Alongside the photos, she wrote, ‘I’m so excited to have recently become an Ambassador of Project 0 whose aim is to restore and protect the ocean. Today we launched our new partnership with @skyoceanrescue and of course, Plasticus, the whale made of used single use plastic…
‘Together we aim to inspire people to make sustainable choices to stop the ocean from drowning in plastic. #passonplastic @weareprojectzero’.
Princess Eugenie’s followers were quick to praise the royal’s important new cause. One wrote, ‘Brilliant cause well done!’, while another said, ‘Thank you for using your platform to help our oceans 💖💖 such a great and worthy cause to support!!’
Princess Eugenie adopted her signature style for the launch event in the capital. She opted for a floaty floral dress, teamed with her favourite knee-high suede boots.
It’s likely that Eugenie’s uncle, Prince Charles, will be delighted with his niece’s new project, as an ardent campaigner for environmental issues himself.

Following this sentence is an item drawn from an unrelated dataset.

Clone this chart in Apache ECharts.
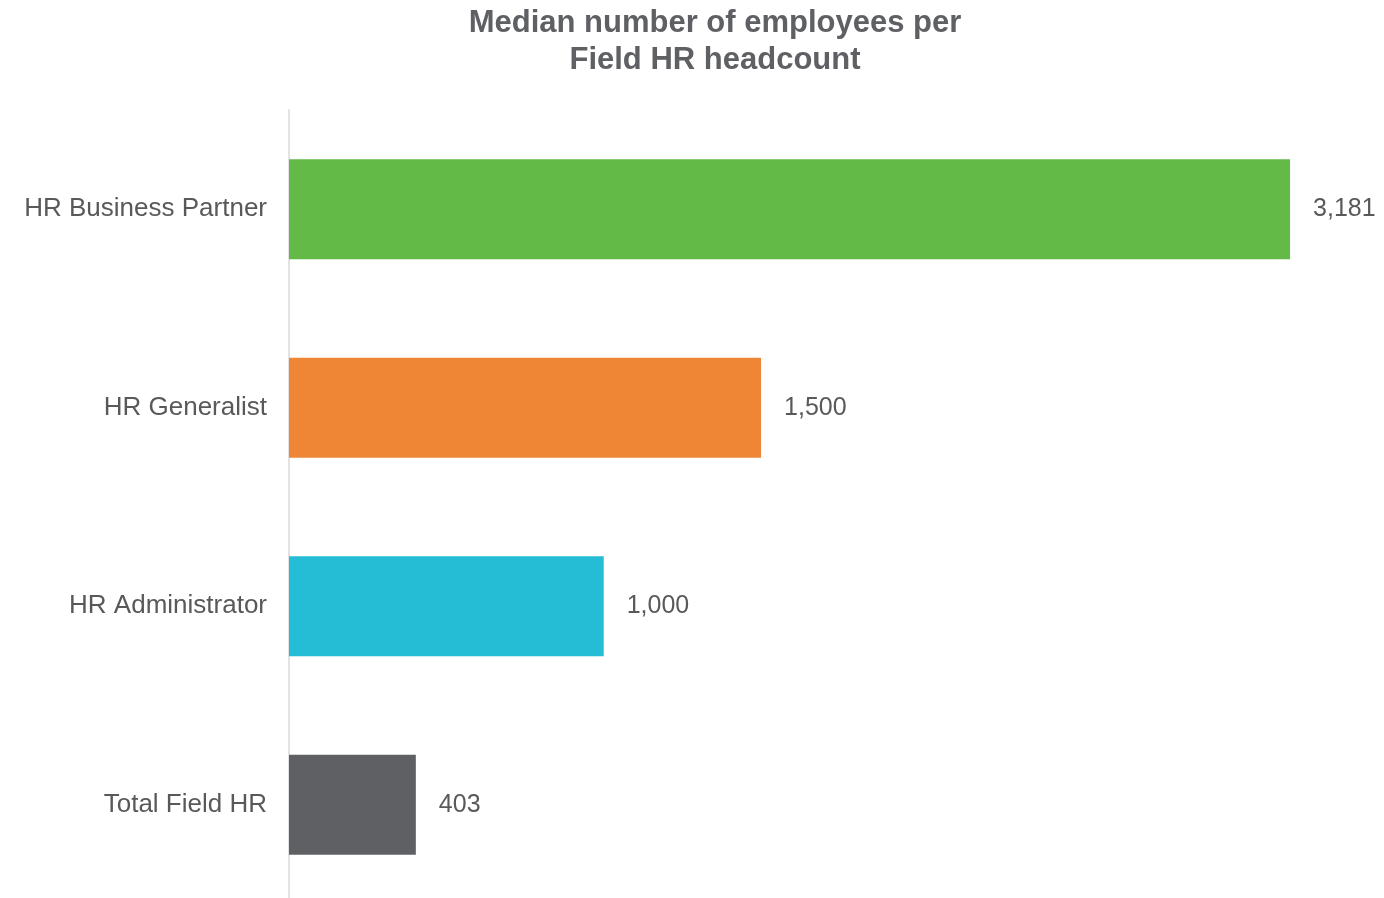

In the past, the Prince has been vocal about the need to create change in regards to plastic-use. He has spoken openly too about the damage it does our oceans. And, at a conference in January, he spoke of how “unbelieveably urgent” it is that we do something about the problem.
“Over the last few years, the awareness and science about the negative impacts of plastic waste in our ocean have grown significantly.
“Even though the challenge at hand is extremely grave and unbelievably urgent, I for one at least find some encouragement from the fact that the legacy of plastic in the environment is now very much on the global agenda and in the public consciousness.”